After the reading given by Jenn Monroe, Sérah Carter, and Leah Guilmette, on Monday, February 4th, SO Good interviewed these three talented writers.
SO Good: How did you make your decisions about what pieces to read tonight?
Sérah Carter: It wasn't easy. I'm my own worst critic, and to tell the truth I only picked my pieces about four hours before the reading. I went with what I thought best represented my writing style, and how I wanted to be viewed- after you read, people naturally make assumptions about what you write, and I didn't want to be stuck as a 'memoirist' or a 'short fiction writer' when I do a little bit of everything. 
Leah Guilmette:  Oh crap. Ok. I went with my most recent work, which was memoir and a piece which wasn’t really fully ready, but I felt I really needed to close things about where I’m headed.  The memoir pieces really felt the most finished. I picked the ones I liked best – I figure either they suck or they don’t, so I went with the ones that didn’t.
Jenn Monroe: I picked my favorites first, and I picked the ones that I thought were probably most appropriate for the audience; I know that seems like a pat answer, but I can get away with reading poems at CCNE that I probably couldn’t anywhere else. For instance, I have other poems that I might read in front of strangers, but not colleagues and students. For instance, the "Drishti" poem, I couldn’t read just anywhere – it was the one poem I almost didn’t read.  But it’s all on how you read something, too; I would read it differently for a single person than for a group – it can be a highly erotic poem, but it depends on how much I want the people to leave wanting a cigarette. I would read different poems differently for different audiences.
SG: What is your revision process like?
 
Carter: Long. As in the twenty-four hour wait before D-Day long. I'll write a piece and then stuff it somewhere for about two weeks- I won't look at it or think about it. When I look at it again, I immediately fix what flaws I see and force it on a friend or fellow writer, who finds what I can't. All told, my stuff goes through several sets of hands before I finally consider it finished. I'm a bit of a perfectionist, and it's sort of my downfall. 
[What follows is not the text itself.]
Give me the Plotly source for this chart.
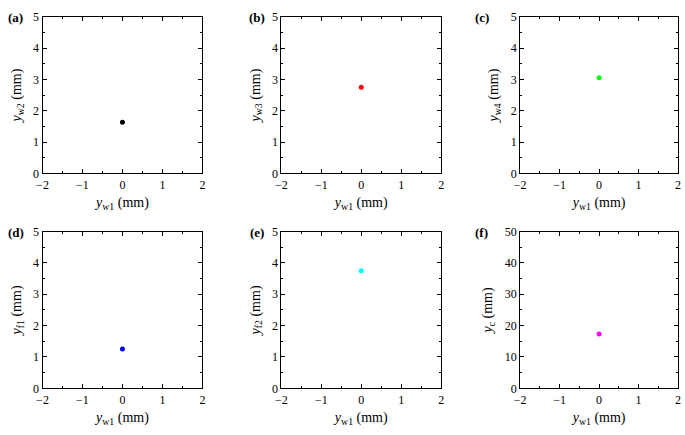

Guilmette: I think my first step is usually to make myself a large alcoholic beverage.  Then I’ll stare at the piece for, oh about ten days.  Maybe twelve.  Then, I like to develop a deep loathing for every single word I’ve written.  I rip it apart, cut, paste, move everything around, cut, paste, move everything back.  Repeat. Really, I just try to critique it the best that I can in that moment.  And then go and make another drink.
Monroe: Revision is actually where I do most of my work – and I do consider it work. Occasionally torture. But it’s so necessary because almost none of my poems are gifts, maybe ever. Well of the ones that I read, one was a gift, and I’d been thinking about it for long time – Faultline basically wrote itself – it wanted to be written. I was reading a book at the time and it just wanted to be written; I was literally holding the book in one hand and writing the poem with the other.  It went through very little revision – maybe some line breaks. But then The Chocolate Sampler has been revised probably 7 or 8 times, like major over-hauls. I guess in revision, the poem and I fight about when I’m actually going to let the poem say what it wants to say; how long I resist is how long the revision takes. 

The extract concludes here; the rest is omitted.